2: What are the most checked out items per year?
Books query:
Code: Select all
select ye as 'Year', MAX(num) as '# of couts', title, subject.subject, deweyClass, itemtype, subject.bibNumber
from (SELECT year(cout) as ye, count(*) as num, title, itemtype, inraw.bibNumber, deweyClass
FROM spl_2016.inraw
where title != '' and cout != '1970-01-01 00:00:00' and (itemtype = 'acbk' or
itemtype = 'arbk' or
itemtype = 'bcbk' or
itemtype = 'drbk' or
itemtype = 'jcbk' or
itemtype = 'jrbk')
group by title, year(cout)
order by num DESC, year(cout) DESC) as sth
join subject where sth.bibNumber = subject.bibNumber
group by ye
order by ye DESC;
Code: Select all
select ye as 'Year', MAX(num) as '# of couts', title, subject.subject, deweyClass, itemtype, subject.bibNumber
from (SELECT year(cout) as ye, count(*) as num, title, itemtype, inraw.bibNumber, deweyClass
FROM spl_2016.inraw
where title != '' and cout != '1970-01-01 00:00:00'
group by title, year(cout)
order by num DESC, year(cout) DESC) as sth
join subject where sth.bibNumber = subject.bibNumber
group by ye
order by ye DESC;
Results and processing time: 31 rows were returned for both queries and book search took 283.25 secs (4.7 mins) whereas item search was longer with 469.641 secs (7.8 mins). I know the queries are not in the most optimal shape at the moment. Using inraw table and applying a join on that is costly but gathering this information requires lots of computation and it deserves the time it took.
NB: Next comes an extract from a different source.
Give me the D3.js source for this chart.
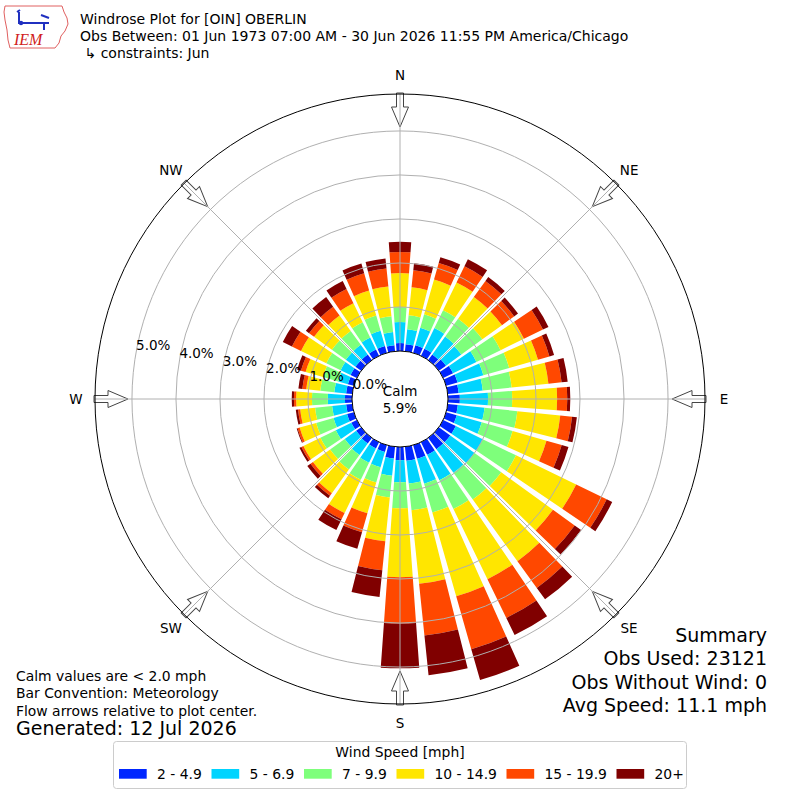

Analysis: When the item list is examined, it's easy to see most of them are digital media products (CDs, DVDs etc.). One of the Interesting items is 2015, where the book "Gone Girl" surpasses all digital media and become number one checked out item. Another one is 2016 in which something called "SPL HotSpot connecting Seattle" is at the top place with an itemtype of "aceqnh", which doesn't appear in itemTypes list.
Question 3: What are the newest items in the library?
Code: Select all
SELECT title, datediff(NOW(), min(cout)) as days, itemtype, (cout) as regDate
FROM inraw
WHERE cout > '1970-01-01 00:00:00'
GROUP BY itemNumber
HAVING days < 30
LIMIT 500
Results and processing time: 500 items gathered and it took 117.266 seconds. The long query time is expected and it is due to the HAVING statement, which forces the query to run over all instances in the database. If HAVING is deleted, it runs in fractions of a second. However, without that statement, I couldn't retrieve small numbers in the set.
Analysis: I would not expect any specific item in this query since newest items could be from every domain, background or item type. But when I quickly look at the item types and titles, I find that most of the entries are fictional books.